Lately I’ve been rediscovering the genius, and I do mean genius, of Monsieur Jacques Brel. I’d known maybe a dozen, maybe two dozen, of his songs in the past, among them many of the masterpieces. But he released 12 or 13 studio albums, and a few live albums as well, and I suddenly had to hear them all. And then own them all. I just knew they’d all be very worth becoming familiar with, and I also knew that there would be some further absolute jewels to discover.
So his recordings have been almost all that I have been listening to for the past month, regularly floored equally by his astonishing singing — the powerful expressivity, suppleness of phrasing, playful employment of timbre, humour — as by the endlessly varied, sophisticated, poetic songwriting. He can be clever, inventive, very funny, and he can reach into the centre of your heart.
This one, for instance, which was new to me and which I can’t stop listening to. Some of the albums I bought on CD, but the album this is on, Ces gens-là, was difficult to get, so I bought it online, for — if I’m remembering correctly — $1.29. And it has just caused me to wonder: what are individual songs worth to me? What if there were literally no way to hear a particular song unless I bought it? How much, then, would I be willing to pay for that privilege?
Well … you know … the truthful answer, with regard to a great many songs in the upper echelon of preciousness to me, is … you don’t want to know!
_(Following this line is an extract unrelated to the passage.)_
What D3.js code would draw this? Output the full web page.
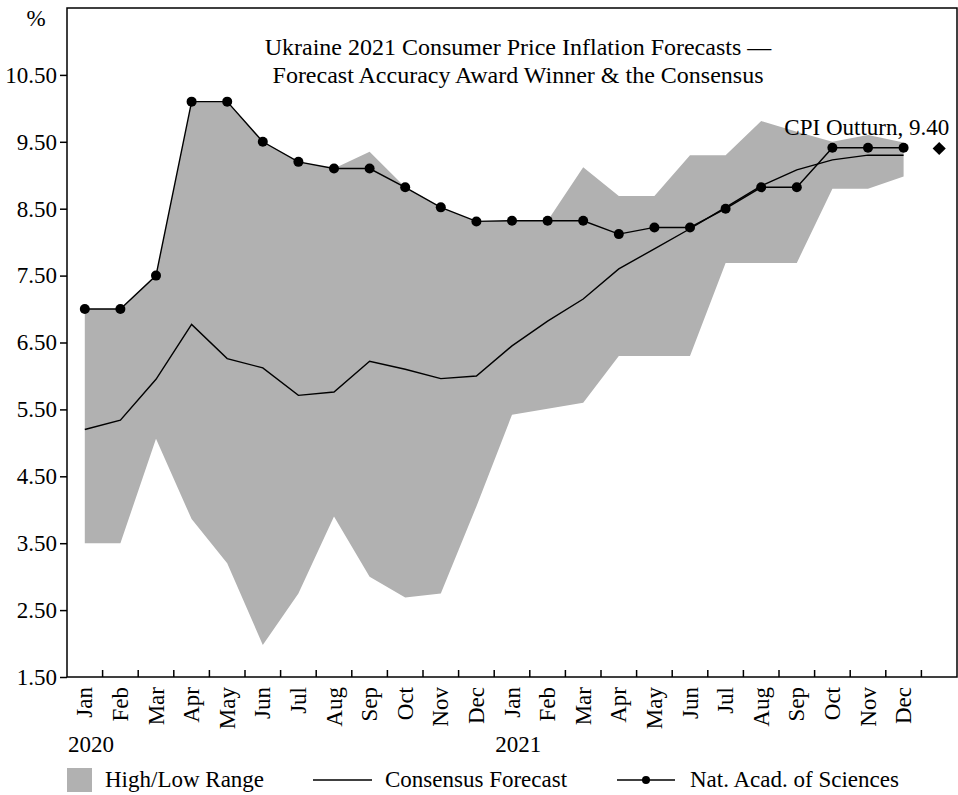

I honestly can’t even see how I could put a price tag on the members of that category, but the amount would be way, way, way up there… I mean, I’d have to cut way back on food if need be, maybe even waste away…
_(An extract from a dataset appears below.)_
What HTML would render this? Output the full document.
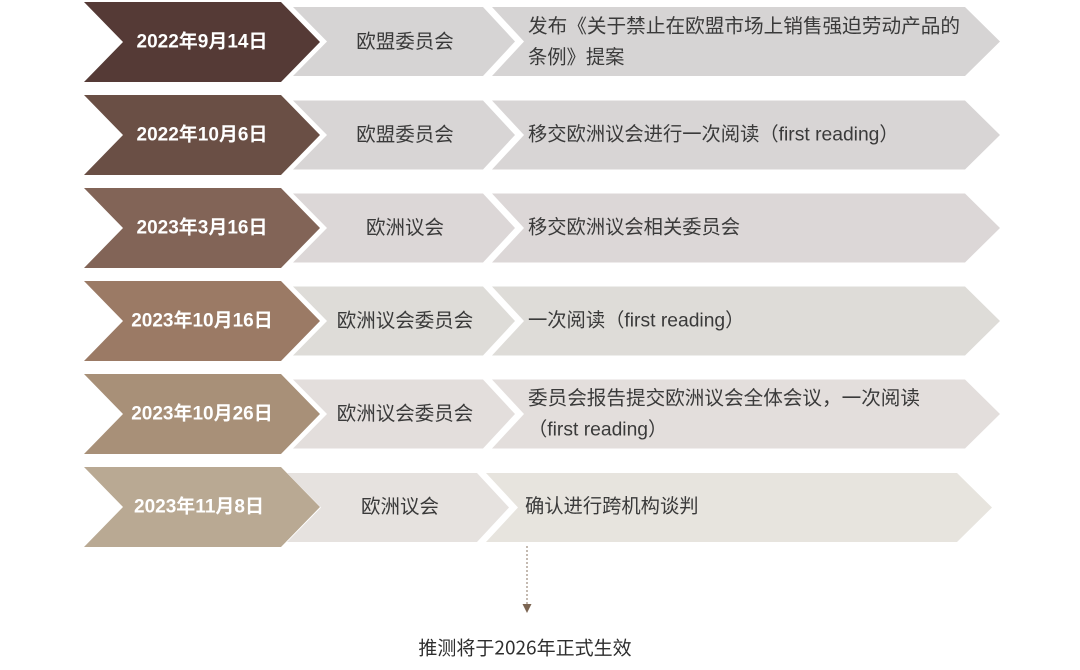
<!DOCTYPE html>
<html>
<head>
<meta charset="utf-8">
<style>
  html, body { margin: 0; padding: 0; background: #ffffff; }
  body { width: 1080px; height: 670px; overflow: hidden; }
  svg { display: block; }
  .date { font-family: "Liberation Sans", "Noto Sans CJK SC", sans-serif; font-weight: bold; font-size: 19px; fill: #ffffff; }
  .org { font-family: "Liberation Sans", "Noto Sans CJK SC", sans-serif; font-size: 19.5px; fill: #3a3a3a; }
  .desc { font-family: "Liberation Sans", "Noto Sans CJK SC", sans-serif; font-size: 19.3px; fill: #3a3a3a; }
  .foot { font-family: "Noto Sans CJK SC", "Liberation Sans", sans-serif; font-size: 19px; fill: #2e2e2e; }
</style>
</head>
<body>
<svg width="1080" height="670" viewBox="0 0 1080 670" xmlns="http://www.w3.org/2000/svg">
  <!-- Row 1: center 42 -->
  <polygon points="84,2 281,2 320,42 281,82 84,82 123,42" fill="#553a36"/>
  <polygon points="293,7 483,7 515,41.5 483,76 293,76 327,41.5" fill="#d6d4d4"/>
  <polygon points="492,7 965,7 1000,41.5 965,76 492,76 524,41.5" fill="#d6d4d4"/>
  <text class="date" x="202" y="42" text-anchor="middle" dominant-baseline="central">2022年9月14日</text>
  <text class="org" x="405" y="42" text-anchor="middle" dominant-baseline="central">欧盟委员会</text>
  <text class="desc" x="528" y="27" dominant-baseline="central" textLength="432" lengthAdjust="spacingAndGlyphs">发布《关于禁止在欧盟市场上销售强迫劳动产品的</text>
  <text class="desc" x="528" y="58" dominant-baseline="central">条例》提案</text>

  <!-- Row 2: center 135 -->
  <polygon points="84,95 281,95 320,135 281,175 84,175 123,135" fill="#6a4f45"/>
  <polygon points="293,100.5 483,100.5 515,135 483,169.5 293,169.5 327,135" fill="#d8d5d5"/>
  <polygon points="492,100.5 965,100.5 1000,135 965,169.5 492,169.5 524,135" fill="#d8d5d5"/>
  <text class="date" x="202" y="135" text-anchor="middle" dominant-baseline="central">2022年10月6日</text>
  <text class="org" x="405" y="135" text-anchor="middle" dominant-baseline="central">欧盟委员会</text>
  <text class="desc" x="528" y="135" dominant-baseline="central">移交欧洲议会进行一次阅读（first reading）</text>

  <!-- Row 3: center 228 -->
  <polygon points="84,188 281,188 320,228 281,268 84,268 123,228" fill="#826457"/>
  <polygon points="293,193.5 483,193.5 515,228 483,262.5 293,262.5 327,228" fill="#dcd7d7"/>
  <polygon points="492,193.5 965,193.5 1000,228 965,262.5 492,262.5 524,228" fill="#dcd7d7"/>
  <text class="date" x="202" y="228" text-anchor="middle" dominant-baseline="central">2023年3月16日</text>
  <text class="org" x="405" y="228" text-anchor="middle" dominant-baseline="central">欧洲议会</text>
  <text class="desc" x="528" y="228" dominant-baseline="central">移交欧洲议会相关委员会</text>

  <!-- Row 4: center 321 -->
  <polygon points="84,281 281,281 320,321 281,361 84,361 123,321" fill="#9b7a65"/>
  <polygon points="293,286.5 483,286.5 515,321 483,355.5 293,355.5 327,321" fill="#dedcd8"/>
  <polygon points="492,286.5 965,286.5 1000,321 965,355.5 492,355.5 524,321" fill="#dedcd8"/>
  <text class="date" x="202" y="321" text-anchor="middle" dominant-baseline="central">2023年10月16日</text>
  <text class="org" x="405" y="321" text-anchor="middle" dominant-baseline="central">欧洲议会委员会</text>
  <text class="desc" x="528" y="321" dominant-baseline="central">一次阅读（first reading）</text>

  <!-- Row 5: center 414 -->
  <polygon points="84,374 281,374 320,414 281,454 84,454 123,414" fill="#a89078"/>
  <polygon points="293,379.5 483,379.5 515,414 483,448.5 293,448.5 327,414" fill="#e3dedc"/>
  <polygon points="492,379.5 965,379.5 1000,414 965,448.5 492,448.5 524,414" fill="#e3dedc"/>
  <text class="date" x="202" y="414" text-anchor="middle" dominant-baseline="central">2023年10月26日</text>
  <text class="org" x="405" y="414" text-anchor="middle" dominant-baseline="central">欧洲议会委员会</text>
  <text class="desc" x="528" y="399" dominant-baseline="central" textLength="392" lengthAdjust="spacingAndGlyphs">委员会报告提交欧洲议会全体会议，一次阅读</text>
  <text class="desc" x="528" y="430" dominant-baseline="central">（first reading）</text>

  <!-- Row 6: center 507 -->
  <polygon points="84,467 281,467 320,507 281,547 84,547 123,507" fill="#b9a993"/>
  <polygon points="287,473 477,473 509,507.5 477,542 287,542 321,507.5" fill="#e6e2df"/>
  <polygon points="486,473 957,473 992,507.5 957,542 486,542 518,507.5" fill="#e7e4de"/>
  <text class="date" x="199" y="507" text-anchor="middle" dominant-baseline="central">2023年11月8日</text>
  <text class="org" x="400" y="507" text-anchor="middle" dominant-baseline="central">欧洲议会</text>
  <text class="desc" x="525" y="507" dominant-baseline="central">确认进行跨机构谈判</text>

  <!-- Dashed connector and arrow -->
  <line x1="527" y1="546" x2="527" y2="604" stroke="#8a7563" stroke-width="1" stroke-dasharray="2,2"/>
  <polygon points="522.5,604 531.5,604 527,613" fill="#7b6552"/>
  <text class="foot" x="525" y="647" text-anchor="middle" dominant-baseline="central">推测将于2026年正式生效</text>
</svg>
</body>
</html>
And here is one of those. You don’t need to know any French to understand it, and deeply. The music, the singing, takes you all the way there. But if you would like a sense of the words, and lack any French (mine is far from great, alas), the lyrics can be found online, and a machine translator will yield a terrible, often meaningless mess of a result (!), but you will at least get some sort of sense of its poetry. Mainly though — and as always — it’s the music that matters. And this one just … ah … nothing can really be said about it. I think I’ve put it on ten or twelve times today. It’s a complete … it’s complete. If you are in touch with your heart, it will melt it down.